V S Naipaul once wrote “Mumbai is a crowd”. For the next two days after 26 November, the city was everything but that.
A city of many millions was held hostage by 25 or so heartless militants with no trace of humanity whatsoever left in them. It began at the Chattrapati Shivaji Terminus railway station in Mumbai when two men dressed in black dropped their rucksacks, opened them to pull out guns and open fire. What followed next was gruesome and macabre, to say the least. Many accounts of that have been seen on the net and the Television, where news channels have focussed on little else over the last few days and rightly so.
This post (one being written, after an extremely long “Rip Van Winkle”-ish slumber) is no attempt to recount any of those stories or go over what has already been spoken about the entire episode. I live nowhere near Mumbai, have visted the city only once and spent just three days and I know no one in Mumbai who was in any sort of danger during this episode. Yet, I cannot help but sense this overpowering and overhelming sense of numbness descend upon me in these lugubrious times. I do not feel any personal loss, but still experience a feeling much deeper than that.

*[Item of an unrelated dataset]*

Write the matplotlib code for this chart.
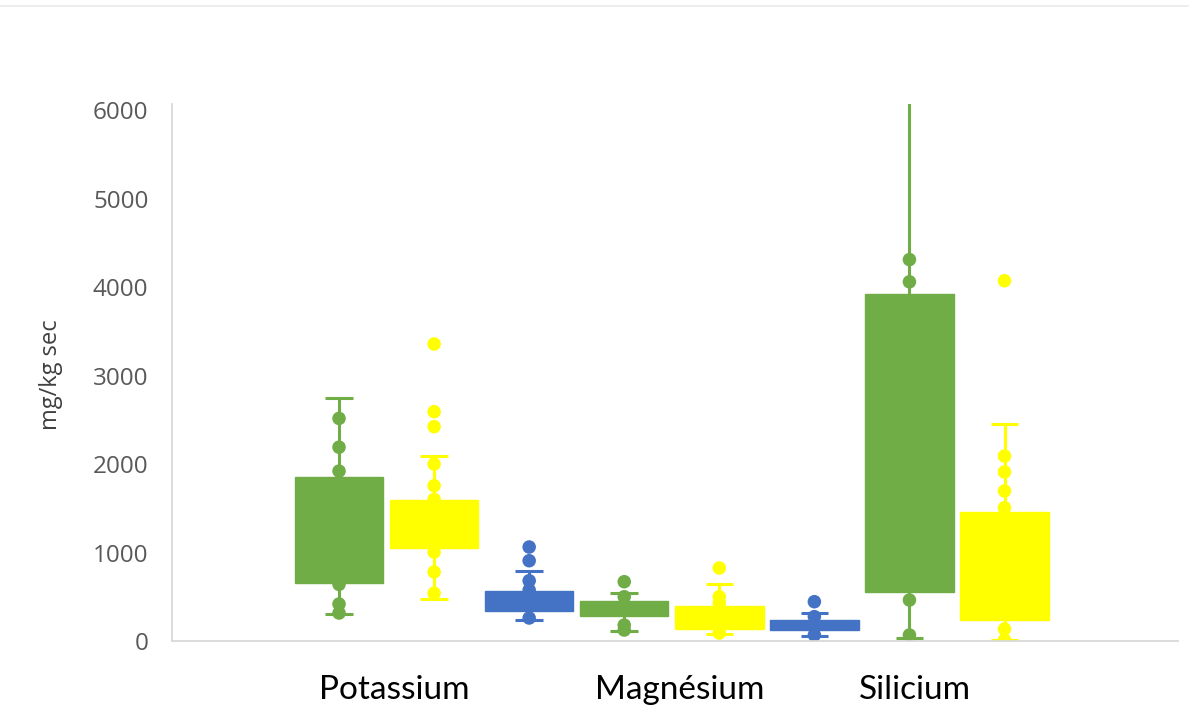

Maybe it is the anger that some of India’s finest soldiers, commandos and policemen died bravely and ironically fighting a bunch of cowards. Maybe it is the anger over watching an inert Central Government and a useless Home Ministry that has slept through four terrorist attacks in four of India’s biggest cities in four months. Maybe it is the anger that the only Opposition to this inept ruling party tries to gain political mileage out of this terrorist encounter to win an insignificant election in Delhi (why is it being held at this time anyway?). Maybe it is the anger at watching people and media try to confer religion to the “militants” who cannot even be conferred the very sense of humanity. Maybe it is the anger one feels at watching the moving images of people killed and wounded for no fault of their own. Quite likely, it is all of this and a lot more that has agitated and frustrated me enough that I come back here to vent all those feelings.
The media called this attack “Mumbai’s 9/11”. Every single news channel claimed that Mumbai has seen a lot of violence in the past along similar lines. But I really do not feel the same way.
The riots in 1993 were a result of total madness and there is absolutely no doubting that. However, there was at least some sense one could see that those riots were a result of blood-thirsty zealots driven by the passion for retaliation and revenge. When the train blasts happened in 2007, one could see that they were an attempt to unsettle the resilience of the average Mumbaikar in the name of “worthy causes”. The same goes for the blasts in front of the Stock Exchange in 1993 as well.
Forward to the present day in 2008 and I just cannot apply the same line of reasoning. The TV Channels repeatedly displayed images of young men (none of them looked elder than me) clad in jeans and T-shirts wielding scary weapons as casually as the rucksacks strapped around their backs. I might be imagining this, but one of those guys seemed to have an insane glee written all over him with his eyes masking the cruelty that he had just perturbed. As these youngsters headed out from Victoria terminus to Leopold Cafe , one of them saw an old couple curiously peeping out from a neighbouring building. Calmly, he aimed his gun and fired a burst, killing both of them. Now, what wrong did they do to be shot like that?
There seems to be no comprehensible reason at all behind this attack. Was it an attempt to unsettle India’s tourism industry? Was it an attempt to expose India’s poor security and its vulnerable coastline? Was it an attack made out of jealousy over India’s rising global stature? Was it driven by communal reasons?
These are no new questions. Every Indian would have asked these over the last few days. But I have only one thing to add. I began with one Indian expatriate writer and I end with another Indian writer who, for many, still is synonymous with Indian fiction the world over, R K Narayan.
“Whatever happens, India will survive”.